NEW YORK -- Al Gore has taken some heat lately for spreading the word about global warming.

First there were the allegations by a conservative group, the day after Gore collected an Oscar for his movie "An Inconvenient Truth," that his Nashville mansion consumes more than 20 times as much electricity as the average American household. Then there were charges that zinc mining on Tennessee property owned by Gore tarnished his environmentalist credentials.

By the time he arrived on Capitol Hill this past week to testify about his signature issue, the barbs Gore's congressional adversaries hurled at him sounded relatively benign.

"It seems that everything is blamed on global warming," Republican Sen. James Inhofe of Oklahoma complained. "How come you guys never seem to notice when it gets cold?"

He then confronted Gore with the number of record cold temperatures measured at U.S. weather stations during the month of January. (This would be the same January that was part of the warmest Northern Hemisphere winter on record.)

"We need to be deliberative and careful when we talk about so-called scientific facts," Republican Rep. Joe Barton of Texas lectured, before enumerating a list of things he believed Gore got wrong in the award-winning documentary.

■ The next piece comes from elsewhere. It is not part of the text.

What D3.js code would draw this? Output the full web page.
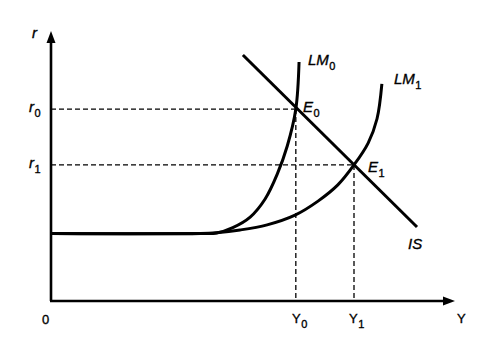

One of the problems Gore, environmentalists and the scientific community have in conveying the seriousness of global warming is that its most severe effects to date have been felt in the polar regions, far from the places where most politicians and their constituents live.

As Gore mentioned on Capitol Hill, in just the last few months a number of scientific studies have documented alarming environmental changes at both poles. The sea ice layer on the Arctic Ocean has shrunk so dramatically that scientists expect it to disappear completely during the summer months by mid-century. Scientists have seen glaciers in Greenland and Antarctica suddenly accelerate, increasing the rate at which they dump icebergs into the sea and contributing to the rise of the world's seas.

As part of an effort to draw attention to the poles, on March 1 the world's scientific community kicked off the International Polar Year, an intensive research effort and public awareness campaign focused on the Arctic and Antarctic.

"We're seeing the poles change faster than we had anticipated, than we as scientists could have imagined," said Robin Bell, a Columbia University geophysicist who chaired the U.S. national committee for the International Polar Year.

A few years ago scientists felt pretty confident that if anything, the polar ice sheets covering Greenland and Antarctica would grow due to global warming. Their calculations indicated that any melting would be more than offset by a warming-induced increase in snowfall over the South Pole.

Minds started changing in February 2002, when scientists watched in amazement as a Rhode Island-sized chunk of floating ice on Antarctica's coast disintegrated into icebergs and simply drifted away. Around the same time they noticed that Greenland's already growing output of ice into the North Atlantic had increased dramatically, doubling over the decade that ended in 2005.